Thomas Bartram, in "Encyclopedia of Herbal Medicine" (Grace Publishers, Mulberry Court, Stour Road, Christchurch, Dorset, BH23 1PS, England) defines metabolism as the chemical changes and physical processes whereby 1) energy is created for the body’s vital activities, and 2) old cells are replaced by new ones. It is dependent on chemical interaction promoted by enzymes. He states that metabolism stimulation requires attention to the liver, digestive organs and endocrine glands, and suggests the following herbs: Boldo (Peumus boldus) is a liver tonic and diuretic which increases the bile flow; Barberry Bark is a liver stimulant and tonic to the spleen, pancreas and digestive system; Dandelion leaf and root stimulates the liver and pancreas and promotes elimination of cholesterol; Devil’s Claw (Harpagophytum procumbens) is a liver and lymphatic stimulant which has anti-inflammatory and pain killing properties useful in arthritis. (Not to be taken in cases of peptic ulcer); Garlic is a digestive which helps to keep fat from accumulating in the arteries; Ginseng increases endurance and immunity(not recommended in high blood pressure) Oats is a nutrient which tones the nervous system; Peppermint is an enzyme activator which improves digestion; Prickly Ash Bark or Berries (Zanthoxylum clavaherculis) improves blood circulation and is useful in easing the pain of arthritis; Wild Yam stimulates the adrenal glands, promotes liver function and digestion and has anti-inflammatory properties.
A Herbalist or Naturopath can help you choose the right combination and dosage of herbs for your condition.

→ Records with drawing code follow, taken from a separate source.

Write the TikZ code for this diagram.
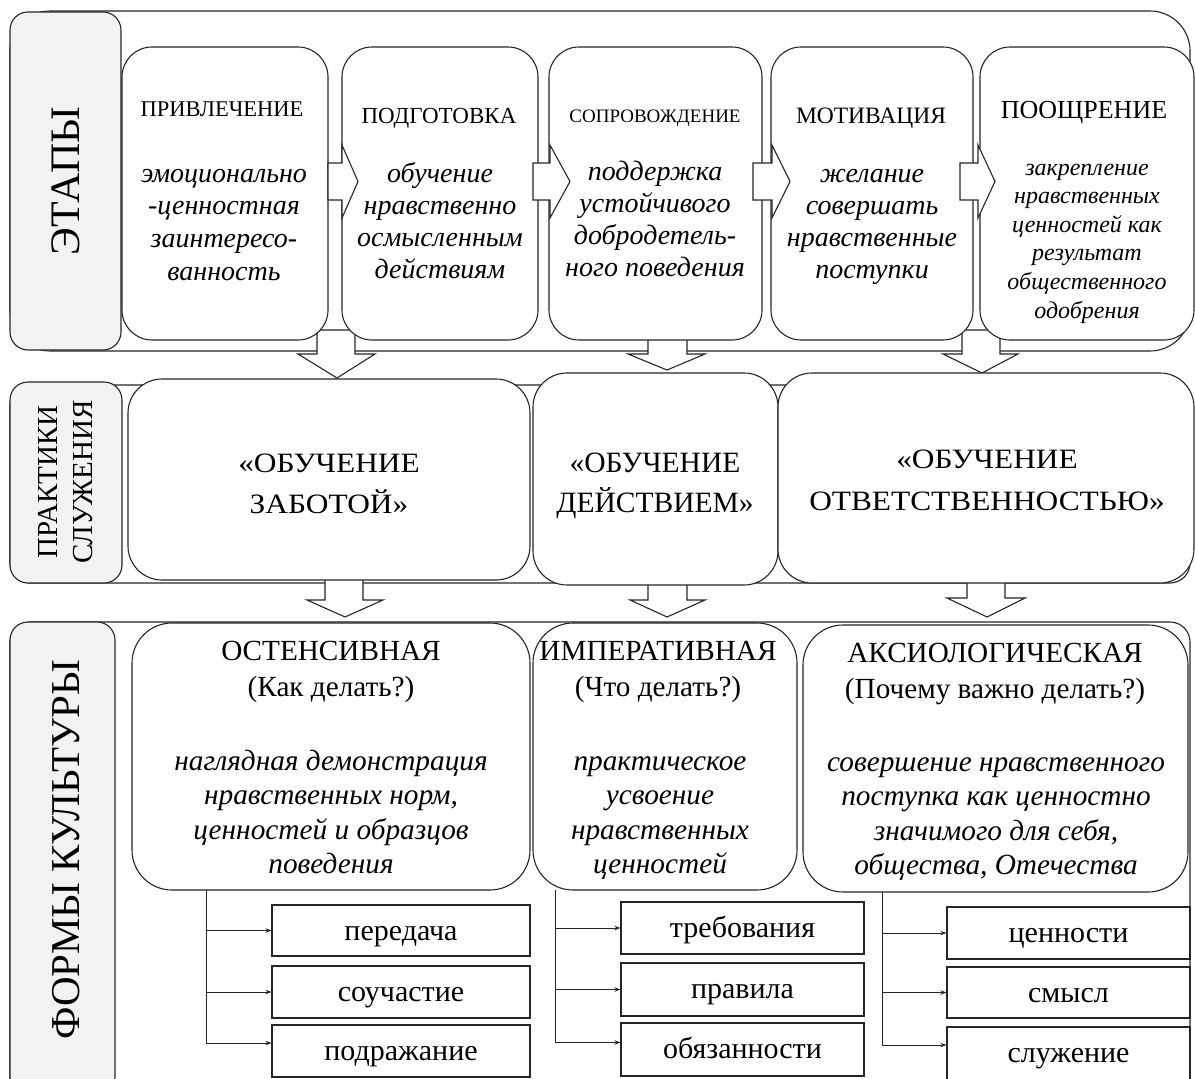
\documentclass[tikz,border=0pt]{standalone}
\usepackage{fontspec}
\setmainfont{Liberation Serif}
\newfontfamily\wide{Liberation Serif}[FakeStretch=1.12]
\usetikzlibrary{calc,arrows.meta}
\definecolor{labgray}{HTML}{F2F2F2}
\definecolor{ink}{HTML}{262626}
\newcommand\mkbox[6]{\node[#1, minimum width={(#4)-(#2)}, minimum height={(#5)-(#3)}] (#6) at ({((#2)+(#4))/2},{((#3)+(#5))/2}) {};}
\newcommand\lns[1]{\begin{tabular}[t]{@{}c@{}}#1\end{tabular}}
\tikzset{
  ln/.style={draw=ink, line width=1.1pt},
  panelframe/.style={ln, inner sep=0},
  stagebox/.style={ln, fill=white, rounded corners=30pt, inner sep=0},
  midbox/.style={ln, fill=white, rounded corners=34pt, inner sep=0},
  formbox/.style={ln, fill=white, rounded corners=40pt, inner sep=0},
  labelbox/.style={ln, fill=labgray, rounded corners=18pt, inner sep=0},
  smallbox/.style={ln, fill=white, inner sep=0},
  barrow/.style={ln, fill=white, line join=miter},
  txt/.style={inner sep=0, anchor=base, text=black},
  conn/.style={draw=ink, line width=1pt, -{Stealth[length=6pt,width=4.5pt]}},
}
\begin{document}
\begin{tikzpicture}[x=1pt,y=-1pt]
\useasboundingbox (0,0) rectangle (1195,1079);
\fill[white] (0,0) rectangle (1195,1079);
\begin{scope}
\clip (0,0) rectangle (1195,1079);
% panel frames
\mkbox{panelframe, rounded corners=40pt}{10}{11}{1190}{351}{F1}
\mkbox{panelframe, rounded corners=20pt}{10}{385}{1190}{583}{F2}
\mkbox{panelframe, rounded corners=20pt}{10}{622}{1190}{1100}{F3}
% label boxes
\mkbox{labelbox}{10}{12}{121}{350}{L1}
\mkbox{labelbox}{10}{382}{122}{583}{L2}
\mkbox{labelbox}{10}{622}{115}{1095}{L3}
\node[rotate=90, inner sep=0] (L1t) at (66,181) {\fontsize{42}{42}\selectfont ЭТАПЫ};
\node[rotate=90, inner sep=0, align=center, font=\fontsize{29}{35}\selectfont] (L2t) at (66,482) {ПРАКТИКИ\\СЛУЖЕНИЯ};
\node[rotate=90, inner sep=0] (L3t) at (66,850) {\fontsize{41}{41}\selectfont ФОРМЫ КУЛЬТУРЫ};
% down arrows (behind boxes)
\draw[barrow] (317,330) -- (317,354) -- (298,354) -- (337,378) -- (375,354) -- (355,354) -- (355,330) -- cycle;
\draw[barrow] (648,330) -- (648,354) -- (628,354) -- (667,370) -- (705,354) -- (687,354) -- (687,330) -- cycle;
\draw[barrow] (962,330) -- (962,354) -- (943,354) -- (982,373) -- (1018,354) -- (1000,354) -- (1000,330) -- cycle;
\draw[barrow] (325,575) -- (325,600) -- (307,600) -- (345,617) -- (383,600) -- (363,600) -- (363,575) -- cycle;
\draw[barrow] (648,575) -- (648,600) -- (630,600) -- (667,617) -- (705,600) -- (687,600) -- (687,575) -- cycle;
\draw[barrow] (967,575) -- (967,598) -- (947,598) -- (987,617) -- (1025,598) -- (1005,598) -- (1005,575) -- cycle;
% stage boxes
\mkbox{stagebox}{122}{47}{328}{340}{s1}
\mkbox{stagebox}{342}{47}{538}{340}{s2}
\mkbox{stagebox}{549}{47}{762}{340}{s3}
\mkbox{stagebox}{771}{47}{973}{340}{s4}
\mkbox{stagebox}{980}{47}{1194}{340}{s5}
% practice boxes
\mkbox{midbox}{128}{379}{530}{580}{m1}
\mkbox{midbox}{533}{373}{778}{585}{m2}
\mkbox{midbox}{778}{373}{1194}{583}{m3}
% form boxes
\mkbox{formbox}{132}{623}{530}{890}{f1}
\mkbox{formbox}{533}{623}{797}{890}{f2}
\mkbox{formbox}{803}{625}{1188}{892}{f3}
% small boxes
\mkbox{smallbox}{272}{905}{530}{956}{p1}
\mkbox{smallbox}{272}{966}{530}{1018}{p2}
\mkbox{smallbox}{272}{1025}{530}{1077}{p3}
\mkbox{smallbox}{621}{902}{864}{954}{q1}
\mkbox{smallbox}{621}{963}{864}{1016}{q2}
\mkbox{smallbox}{621}{1023}{864}{1076}{q3}
\mkbox{smallbox}{947}{907}{1190}{959}{r1}
\mkbox{smallbox}{947}{967}{1190}{1018}{r2}
\mkbox{smallbox}{947}{1027}{1190}{1085}{r3}
% right block arrows
\draw[barrow] (328,163) -- (342,163) -- (342,145) -- (358,181.5) -- (342,218) -- (342,200) -- (328,200) -- cycle;
\draw[barrow] (533,163) -- (550,163) -- (550,145) -- (570,181.5) -- (550,218) -- (550,200) -- (533,200) -- cycle;
\draw[barrow] (753,163) -- (772,163) -- (772,145) -- (790,181.5) -- (772,218) -- (772,200) -- (753,200) -- cycle;
\draw[barrow] (960,163) -- (978,163) -- (978,145) -- (995,181.5) -- (978,218) -- (978,200) -- (960,200) -- cycle;
% stage texts
\node[txt] (s1h) at (222,116) {\fontsize{22.5}{27}\selectfont ПРИВЛЕЧЕНИЕ};
\node[txt] (s2h) at (439,123) {\fontsize{23}{27}\selectfont ПОДГОТОВКА};
\node[txt] (s3h) at (655,122) {\fontsize{19}{27}\selectfont СОПРОВОЖДЕНИЕ};
\node[txt] (s4h) at (871,123) {\fontsize{23.5}{27}\selectfont МОТИВАЦИЯ};
\node[txt] (s5h) at (1084,118) {\fontsize{26}{27}\selectfont ПООЩРЕНИЕ};
\node[txt] (s1i) at (224,182) {\fontsize{28}{32.7}\selectfont\itshape\lns{эмоционально\\-ценностная\\заинтересо-\\ванность}};
\node[txt] (s2i) at (440,182) {\fontsize{28}{32}\selectfont\itshape\lns{обучение\\нравственно\\осмысленным\\действиям}};
\node[txt] (s3i) at (655,180) {\fontsize{28}{32}\selectfont\itshape\lns{поддержка\\устойчивого\\добродетель-\\ного поведения}};
\node[txt] (s4i) at (872,182) {\fontsize{28}{32}\selectfont\itshape\lns{желание\\совершать\\нравственные\\поступки}};
\node[txt] (s5i) at (1087,175) {\fontsize{24}{28.6}\selectfont\itshape\lns{закрепление\\нравственных\\ценностей как\\результат\\общественного\\одобрения}};
% practice texts
\node[txt] (m1t) at (329,472) {\wide\fontsize{28}{41}\selectfont\lns{«ОБУЧЕНИЕ\\ЗАБОТОЙ»}};
\node[txt] (m2t) at (655,472) {\fontsize{29.5}{40}\selectfont\lns{«ОБУЧЕНИЕ\\ДЕЙСТВИЕМ»}};
\node[txt] (m3t) at (987,468) {\wide\fontsize{28}{42}\selectfont\lns{«ОБУЧЕНИЕ\\ОТВЕТСТВЕННОСТЬЮ»}};
% form texts
\node[txt] (f1h) at (331,660) {\fontsize{29.2}{36}\selectfont\lns{ОСТЕНСИВНАЯ\\(Как делать?)}};
\node[txt] (f1i) at (331,770) {\fontsize{29.3}{34.5}\selectfont\itshape\lns{наглядная демонстрация\\нравственных норм,\\ценностей и образцов\\поведения}};
\node[txt] (f2h) at (658,660) {\fontsize{29.2}{36}\selectfont\lns{ИМПЕРАТИВНАЯ\\(Что делать?)}};
\node[txt] (f2i) at (660,770) {\fontsize{29.3}{34.5}\selectfont\itshape\lns{практическое\\усвоение\\нравственных\\ценностей}};
\node[txt] (f3h) at (995,662) {\fontsize{29.2}{36}\selectfont\lns{АКСИОЛОГИЧЕСКАЯ\\(Почему важно делать?)}};
\node[txt] (f3i) at (996,771) {\fontsize{29.3}{34.5}\selectfont\itshape\lns{совершение нравственного\\поступка как ценностно\\значимого для себя,\\общества, Отечества}};
% small box texts
\node[txt] (p1t) at ($(p1.north)+(0,36)$) {\fontsize{30}{30}\selectfont передача};
\node[txt] (p2t) at ($(p2.north)+(0,36)$) {\fontsize{30}{30}\selectfont соучастие};
\node[txt] (p3t) at ($(p3.north)+(0,36)$) {\fontsize{30}{30}\selectfont подражание};
\node[txt] (q1t) at ($(q1.north)+(0,36)$) {\fontsize{30}{30}\selectfont требования};
\node[txt] (q2t) at ($(q2.north)+(0,36)$) {\fontsize{30}{30}\selectfont правила};
\node[txt] (q3t) at ($(q3.north)+(0,36)$) {\fontsize{30}{30}\selectfont обязанности};
\node[txt] (r1t) at ($(r1.north)+(0,36)$) {\fontsize{30}{30}\selectfont ценности};
\node[txt] (r2t) at ($(r2.north)+(0,36)$) {\fontsize{30}{30}\selectfont смысл};
\node[txt] (r3t) at ($(r3.north)+(0,36)$) {\fontsize{30}{30}\selectfont служение};
% connectors
\coordinate (k1) at (206,890);
\coordinate (k2) at (555,890);
\coordinate (k3) at (882,892);
\draw[conn] (k1) |- (p1.west);
\draw[conn] (k1) |- (p2.west);
\draw[conn] (k1) |- ($(p3.west)+(0,-8)$);
\draw[conn] (k2) |- (q1.west);
\draw[conn] (k2) |- (q2.west);
\draw[conn] (k2) |- ($(q3.west)+(0,-7)$);
\draw[conn] (k3) |- (r1.west);
\draw[conn] (k3) |- (r2.west);
\draw[conn] (k3) |- ($(r3.west)+(0,-11)$);
\end{scope}
\end{tikzpicture}
\end{document}
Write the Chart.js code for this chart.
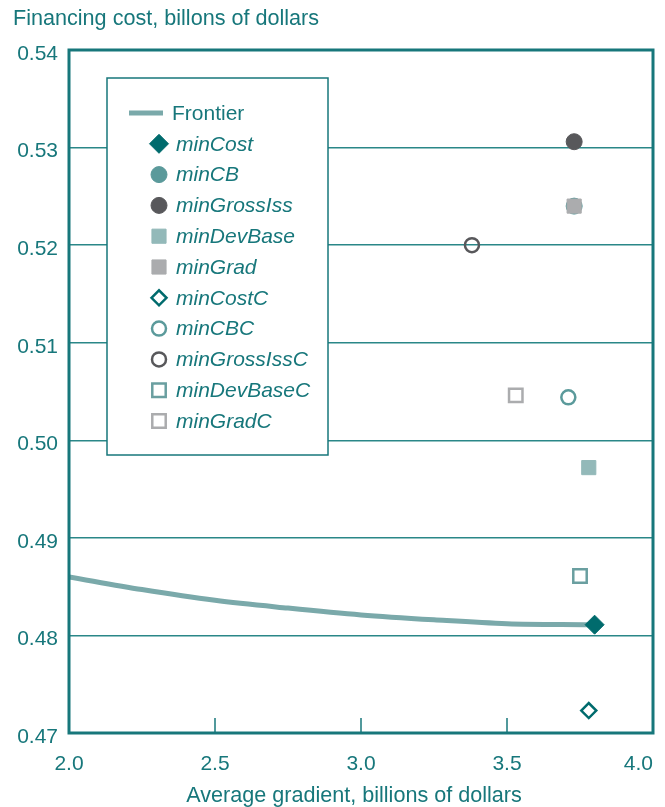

Your diet is important in providing the nutrients and enzymes required for metabolism and should be high in fresh fruits, vegetables and whole grains and low on fatty, fried and processed foods, sugar and white flour products. You might want to try the diet recommended in Dr. Dean Ornish’s book "Eat More, Weigh Less", (Harper Collins Publishers) which describes the basic philosophy and benefits of a fat free diet and includes hundreds of delicious recipes.